▶ **Set problem**
Produce nothing but an exact copy of the lines from the one containing "Write the matplotlib code for this chart." through the one containing "import numpy as np", and do not carry over pictures.

━━━━

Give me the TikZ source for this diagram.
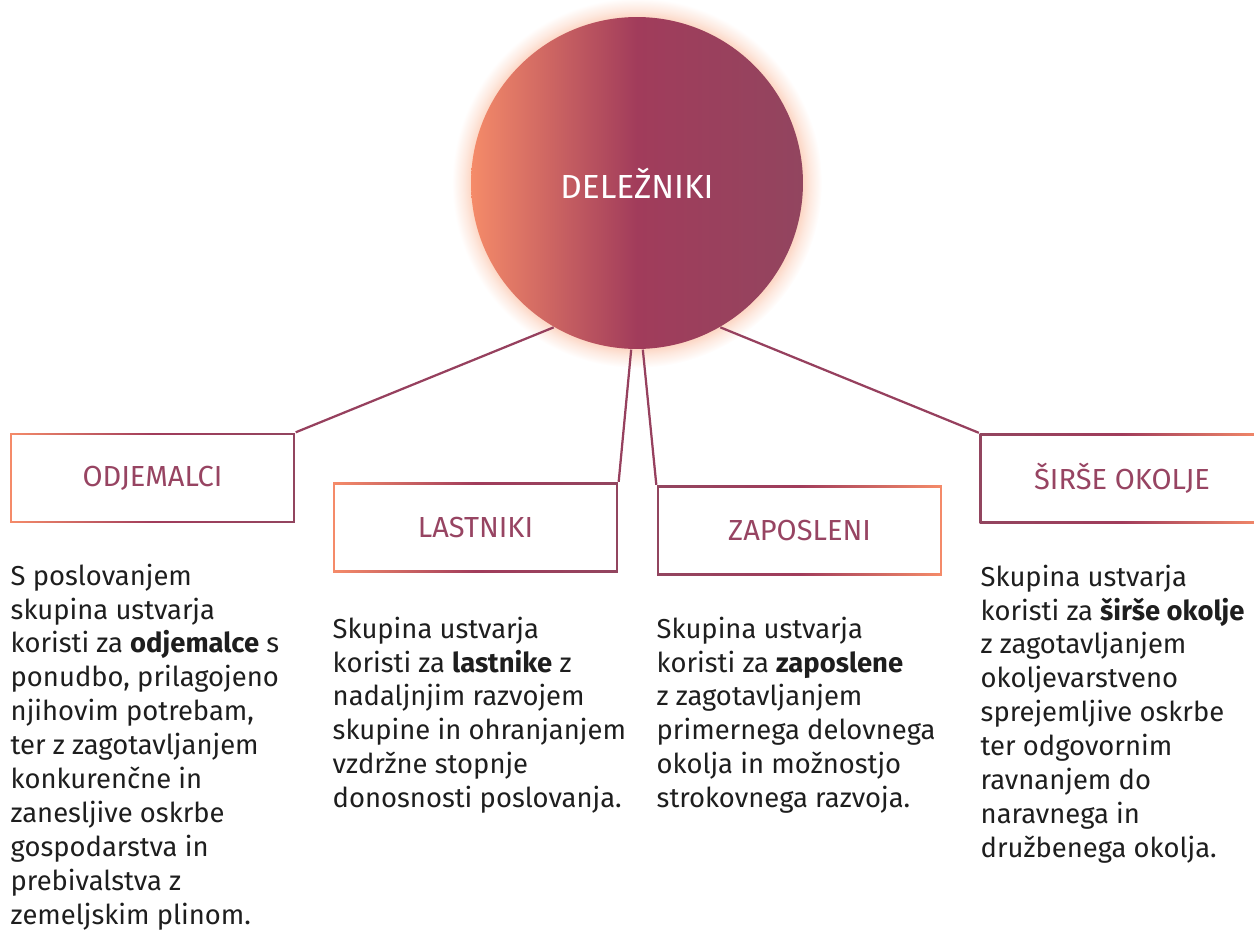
\documentclass[tikz,border=0pt]{standalone}
\usepackage{fontspec}
\setmainfont{Fira Sans}
\definecolor{orangec}{HTML}{F58B69}
\definecolor{winec}{HTML}{A13C5B}
\definecolor{plumc}{HTML}{92455F}
\definecolor{headc}{HTML}{974462}
\definecolor{linec}{HTML}{96405E}
\definecolor{textc}{HTML}{1E1E1E}
\definecolor{glowc}{HTML}{FCD6C4}
\pgfdeclarehorizontalshading{hubshade}{100bp}{color(0bp)=(orangec); color(25bp)=(orangec); color(50bp)=(winec); color(75bp)=(plumc); color(100bp)=(plumc)}
\pgfdeclarehorizontalshading{boxlr}{100bp}{color(0bp)=(orangec); color(25bp)=(orangec); color(50bp)=(winec); color(75bp)=(plumc); color(100bp)=(plumc)}
\pgfdeclarehorizontalshading{boxrl}{100bp}{color(0bp)=(plumc); color(25bp)=(plumc); color(50bp)=(winec); color(75bp)=(orangec); color(100bp)=(orangec)}
\pgfdeclareradialshading{glowshade}{\pgfpoint{0bp}{0bp}}{color(0bp)=(glowc); color(22.4bp)=(glowc); color(23.4bp)=(glowc!55!white); color(25bp)=(white); color(50bp)=(white)}
\begin{document}
\begin{tikzpicture}[x=0.02cm, y=-0.02cm, thick]
  \tikzstyle{hub}=[circle, minimum size=6.64cm, inner sep=0pt, shading=hubshade, text=white, font=\fontsize{19}{21}\selectfont]
  \tikzstyle{stake}=[rectangle, minimum width=5.7cm, minimum height=1.8cm, inner sep=0pt, text=headc, font=\fontsize{16.5}{18}\selectfont,
    path picture={
      \shade[shading=#1] (path picture bounding box.south west) rectangle (path picture bounding box.north east);
      \fill[white] ([shift={(0.045cm,0.045cm)}]path picture bounding box.south west) rectangle ([shift={(-0.045cm,-0.045cm)}]path picture bounding box.north east);
    }]
  \tikzstyle{desc}=[anchor=north west, align=left, inner sep=0pt, text=textc, font=\fontsize{15.6}{19.3}\selectfont]
  \tikzstyle{link}=[draw=linec, line width=0.045cm]
  \path[use as bounding box, clip] (0,0) rectangle (1254,940);

  % Centre with its glow
  \shade[shading=glowshade] (637,183) circle (3.7cm);
  \node[hub] (hub) at (637,183) {DELEŽNIKI};

  % Stakeholder boxes
  \node[stake=boxlr] (odj) at (152.5,478) {ODJEMALCI};
  \node[stake=boxlr] (las) at (475.5,527.5) {LASTNIKI};
  \node[stake=boxrl] (zap) at (799.5,530.5) {ZAPOSLENI};
  \node[stake=boxrl] (sir) at (1122,478.5) {ŠIRŠE OKOLJE};

  \foreach \from/\ang in {odj.north east/240, las.north east/268, zap.north west/272, sir.north west/300}
    \path[link] (\from) -- (hub.\ang);

  % Descriptions
  \node[desc] (odjtxt) at (10,563) {S poslovanjem\\skupina ustvarja\\koristi za \textbf{odjemalce} s\\ponudbo, prilagojeno\\njihovim potrebam,\\ter z zagotavljanjem\\konkurenčne in\\zanesljive oskrbe\\gospodarstva in\\prebivalstva z\\zemeljskim plinom.};
  \node[desc] (lastxt) at (332,616) {Skupina ustvarja\\koristi za \textbf{lastnike} z\\nadaljnjim razvojem\\skupine in ohranjanjem\\vzdržne stopnje\\donosnosti poslovanja.};
  \node[desc] (zaptxt) at (656,616) {Skupina ustvarja\\koristi za \textbf{zaposlene}\\z zagotavljanjem\\primernega delovnega\\okolja in možnostjo\\strokovnega razvoja.};
  \node[desc] (sirtxt) at (980,564) {Skupina ustvarja\\koristi za \textbf{širše okolje}\\z zagotavljanjem\\okoljevarstveno\\sprejemljive oskrbe\\ter odgovornim\\ravnanjem do\\naravnega in\\družbenega okolja.};
\end{tikzpicture}
\end{document}
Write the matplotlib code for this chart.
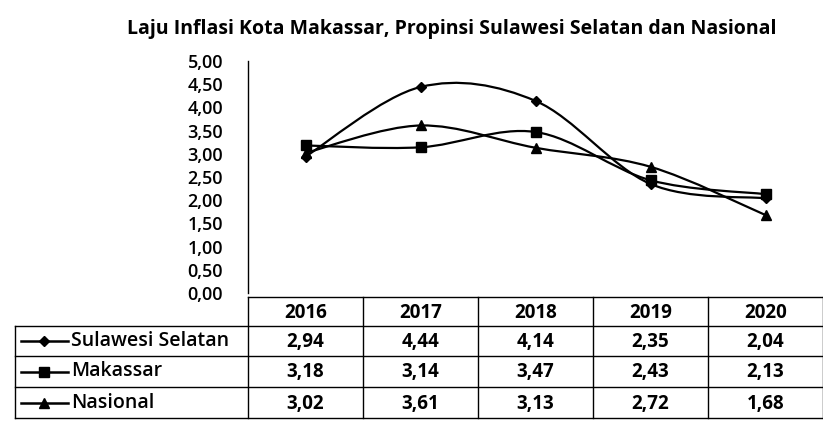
import matplotlib
matplotlib.use("Agg")
import matplotlib.pyplot as plt
from matplotlib.path import Path
from matplotlib.patches import PathPatch
import numpy as np

# ---------------- data ----------------
years = ["2016", "2017", "2018", "2019", "2020"]
series_names = ["Sulawesi Selatan", "Makassar", "Nasional"]
sulsel = [2.94, 4.44, 4.14, 2.35, 2.04]
makassar = [3.18, 3.14, 3.47, 2.43, 2.13]
nasional = [3.02, 3.61, 3.13, 2.72, 1.68]
y_ticks = [0.0, 0.5, 1.0, 1.5, 2.0, 2.5, 3.0, 3.5, 4.0, 4.5, 5.0]

series = [sulsel, makassar, nasional]
markers = ["D", "s", "^"]
msizes = [5.5, 7, 7.5]

FONT = "Open Sans"
W, H = 823, 424


def fmt(v):
    return f"{v:.2f}".replace(".", ",")


def smooth_path(xs, ys):
    # Excel-like smoothed line: Catmull-Rom style cubic Bezier segments
    pts = np.column_stack([xs, ys])
    n = len(pts)
    verts = [pts[0]]
    codes = [Path.MOVETO]
    for i in range(n - 1):
        p0 = pts[i - 1] if i > 0 else pts[i]
        p1 = pts[i]
        p2 = pts[i + 1]
        p3 = pts[i + 2] if i + 2 < n else pts[i + 1]
        c1 = p1 + (p2 - p0) / 6.0
        c2 = p2 - (p3 - p1) / 6.0
        verts += [c1, c2, p2]
        codes += [Path.CURVE4] * 3
    return Path(verts, codes)


fig = plt.figure(figsize=(W / 100, H / 100), dpi=100)

# ---------------- chart axes ----------------
x_left, x_right = 248, 823
y_top, y_bot = 61, 293
ax = fig.add_axes([x_left / W, 1 - y_bot / H, (x_right - x_left) / W, (y_bot - y_top) / H])
ax.set_xlim(0, len(years))
ax.set_ylim(0, 5)
xs = np.arange(len(years)) + 0.5
for vals, m, ms in zip(series, markers, msizes):
    ax.add_patch(PathPatch(smooth_path(xs, vals), facecolor="none",
                           edgecolor="black", linewidth=1.6, capstyle="round"))
    ax.plot(xs, vals, linestyle="none", marker=m, markersize=ms, color="black")

for s in ["top", "right", "bottom"]:
    ax.spines[s].set_visible(False)
ax.spines["left"].set_linewidth(1.0)
ax.set_xticks([])
ax.set_yticks(y_ticks)
ax.set_yticklabels([fmt(v) for v in y_ticks], fontsize=13, fontweight="semibold",
                   family=FONT)
ax.tick_params(axis="y", length=0, pad=18)

fig.text(452 / W, 1 - 29 / H,
         "Laju Inflasi Kota Makassar, Propinsi Sulawesi Selatan dan Nasional",
         ha="center", va="center", fontsize=14, fontweight="bold", family=FONT)

# ---------------- data table ----------------
tb = fig.add_axes([0, 0, 1, 1])
tb.set_xlim(0, W)
tb.set_ylim(H, 0)
tb.axis("off")

col_w = (x_right - x_left) / len(years)
label_left = 15
row_lines = [297, 326, 356, 387, 418]
lw = 1.0

# horizontal lines
tb.plot([x_left, x_right], [row_lines[0]] * 2, color="black", lw=lw)
for y in row_lines[1:]:
    tb.plot([label_left, x_right], [y, y], color="black", lw=lw)
# vertical lines
tb.plot([label_left, label_left], [row_lines[1], row_lines[-1]], color="black", lw=lw)
for j in range(len(years) + 1):
    xv = x_left + j * col_w
    tb.plot([xv, xv], [row_lines[0], row_lines[-1]], color="black", lw=lw)

# header
for j, yr in enumerate(years):
    tb.text(x_left + (j + 0.5) * col_w, (row_lines[0] + row_lines[1]) / 2 + 1, yr,
            ha="center", va="center", fontsize=13.5, fontweight="bold", family=FONT)

# rows
for i, (name, vals, m, ms) in enumerate(zip(series_names, series, markers, msizes)):
    yc = (row_lines[i + 1] + row_lines[i + 2]) / 2
    tb.plot([21, 68], [yc, yc], color="black", lw=1.8)
    tb.plot([44], [yc], marker=m, markersize=ms - 0.5, color="black")
    tb.text(71, yc, name, ha="left", va="center", fontsize=14, fontweight="semibold",
            family=FONT)
    for j, v in enumerate(vals):
        tb.text(x_left + (j + 0.5) * col_w, yc + 1, fmt(v), ha="center", va="center",
                fontsize=13.5, fontweight="bold", family=FONT)

fig.savefig("out.png", dpi=100)
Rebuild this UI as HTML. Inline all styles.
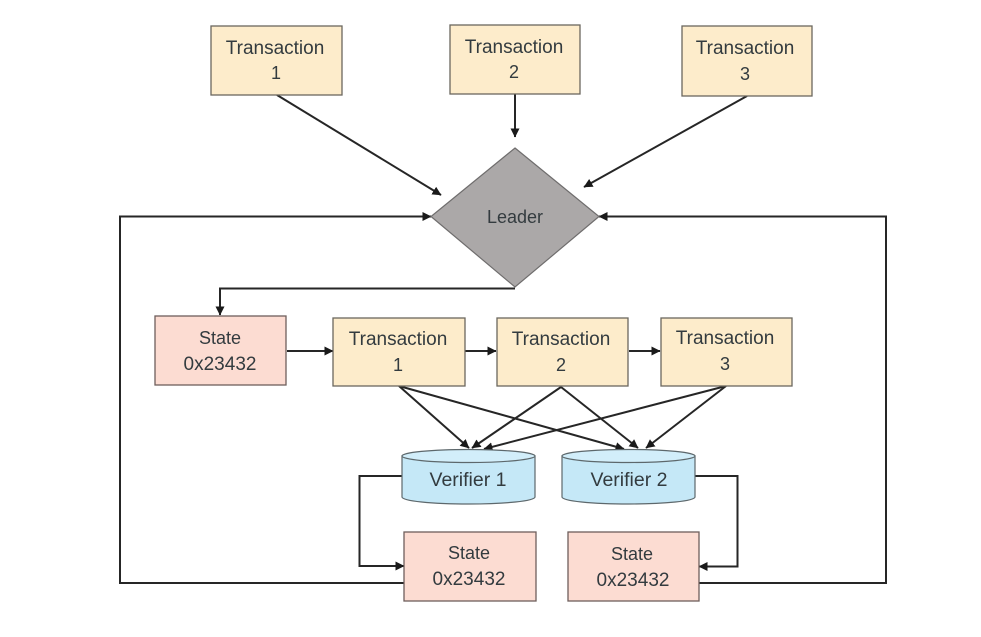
<!DOCTYPE html>
<html>
<head>
<meta charset="utf-8">
<style>
html,body{margin:0;padding:0;background:#fff;width:981px;height:637px;overflow:hidden}
svg{display:block;filter:blur(.35px)}
text{font-family:"Liberation Sans",sans-serif;font-size:18px;fill:#333b3f;text-anchor:middle}
.b{font-size:19px}
.v{font-size:19.5px}
.t{stroke:#6b675f;stroke-width:1.3;fill:#fdeccb}
.s{stroke:#6e5f5c;stroke-width:1.3;fill:#fcdcd2}
.c{stroke:#262626;stroke-width:2;fill:none}
</style>
</head>
<body>
<svg width="981" height="637" viewBox="0 0 981 637" xmlns="http://www.w3.org/2000/svg">
<defs>
<marker id="a" markerWidth="9" markerHeight="9" refX="8.500" refY="4.500" orient="auto" markerUnits="userSpaceOnUse">
<path d="M0 0L9 4.500L0 9z" fill="#1a1a1a"/>
</marker>
</defs>

<!-- top connectors -->
<path class="c" d="M277 95L441 195" marker-end="url(#a)"/>
<path class="c" d="M515 94V137" marker-end="url(#a)"/>
<path class="c" d="M747 96L584 187" marker-end="url(#a)"/>

<!-- outer loops -->
<path class="c" d="M404 583H120V216.500H431" marker-end="url(#a)"/>
<path class="c" d="M699 583H886V216.500H599" marker-end="url(#a)"/>

<!-- leader to state -->
<path class="c" d="M515 288.500H220V315" marker-end="url(#a)"/>

<!-- chain -->
<path class="c" d="M287 351H333" marker-end="url(#a)"/>
<path class="c" d="M465 351H496" marker-end="url(#a)"/>
<path class="c" d="M629 351H660" marker-end="url(#a)"/>

<!-- crossing -->
<path class="c" d="M399 386L469 448" marker-end="url(#a)"/>
<path class="c" d="M399 386L624 449" marker-end="url(#a)"/>
<path class="c" d="M561 387L472 448" marker-end="url(#a)"/>
<path class="c" d="M561 387L638 448" marker-end="url(#a)"/>
<path class="c" d="M726 386L484 449" marker-end="url(#a)"/>
<path class="c" d="M726 386L646 448" marker-end="url(#a)"/>

<!-- verifier to state -->
<path class="c" d="M402 476H359.500V566H404" marker-end="url(#a)"/>
<path class="c" d="M695 476H737.500V566.500H699" marker-end="url(#a)"/>

<!-- top transactions -->
<rect class="t" x="211" y="26" width="131" height="69"/>
<text class="b" x="275" y="54">Transaction</text><text x="276" y="79">1</text>
<rect class="t" x="450" y="25" width="130" height="69"/>
<text class="b" x="514" y="53">Transaction</text><text x="514" y="78">2</text>
<rect class="t" x="682" y="26" width="130" height="70"/>
<text class="b" x="745" y="54">Transaction</text><text x="745" y="80">3</text>

<!-- leader -->
<polygon points="515,148 599,216.500 515,287 431,216.500" fill="#aba8a8" stroke="#6f6d6d" stroke-width="1.2"/>
<text x="515" y="223">Leader</text>

<!-- row 2 -->
<rect class="s" x="155" y="316" width="131" height="69"/>
<text x="220" y="344">State</text><text class="b" x="220" y="370">0x23432</text>
<rect class="t" x="333" y="318" width="132" height="68"/>
<text class="b" x="398" y="345">Transaction</text><text x="398" y="371">1</text>
<rect class="t" x="497" y="318" width="131" height="68"/>
<text class="b" x="561" y="345">Transaction</text><text x="561" y="371">2</text>
<rect class="t" x="661" y="318" width="131" height="68"/>
<text class="b" x="725" y="344">Transaction</text><text x="725" y="370">3</text>

<!-- verifiers -->
<path d="M402 456V497C402 501 432 504 468.500 504C505 504 535 501 535 497V456Z" fill="#c5e8f7" stroke="#5d686c" stroke-width="1.2"/>
<ellipse cx="468.500" cy="456" rx="66.500" ry="6.500" fill="#d2eefa" stroke="#5d686c" stroke-width="1.2"/>
<text class="v" x="468" y="486">Verifier 1</text>
<path d="M562 456V497C562 501 592 504 628.500 504C665 504 695 501 695 497V456Z" fill="#c5e8f7" stroke="#5d686c" stroke-width="1.2"/>
<ellipse cx="628.500" cy="456" rx="66.500" ry="6.500" fill="#d2eefa" stroke="#5d686c" stroke-width="1.2"/>
<text class="v" x="629" y="486">Verifier 2</text>

<!-- bottom states -->
<rect class="s" x="404" y="532" width="132" height="69"/>
<text x="469" y="559">State</text><text class="b" x="469" y="585">0x23432</text>
<rect class="s" x="568" y="532" width="131" height="69"/>
<text x="632" y="560">State</text><text class="b" x="633" y="586">0x23432</text>
</svg>
</body>
</html>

━━━━

▶ **Complete answer**
Write the matplotlib code for this chart.
import matplotlib
matplotlib.use("Agg")
import matplotlib.pyplot as plt
from matplotlib.path import Path
from matplotlib.patches import PathPatch
import numpy as np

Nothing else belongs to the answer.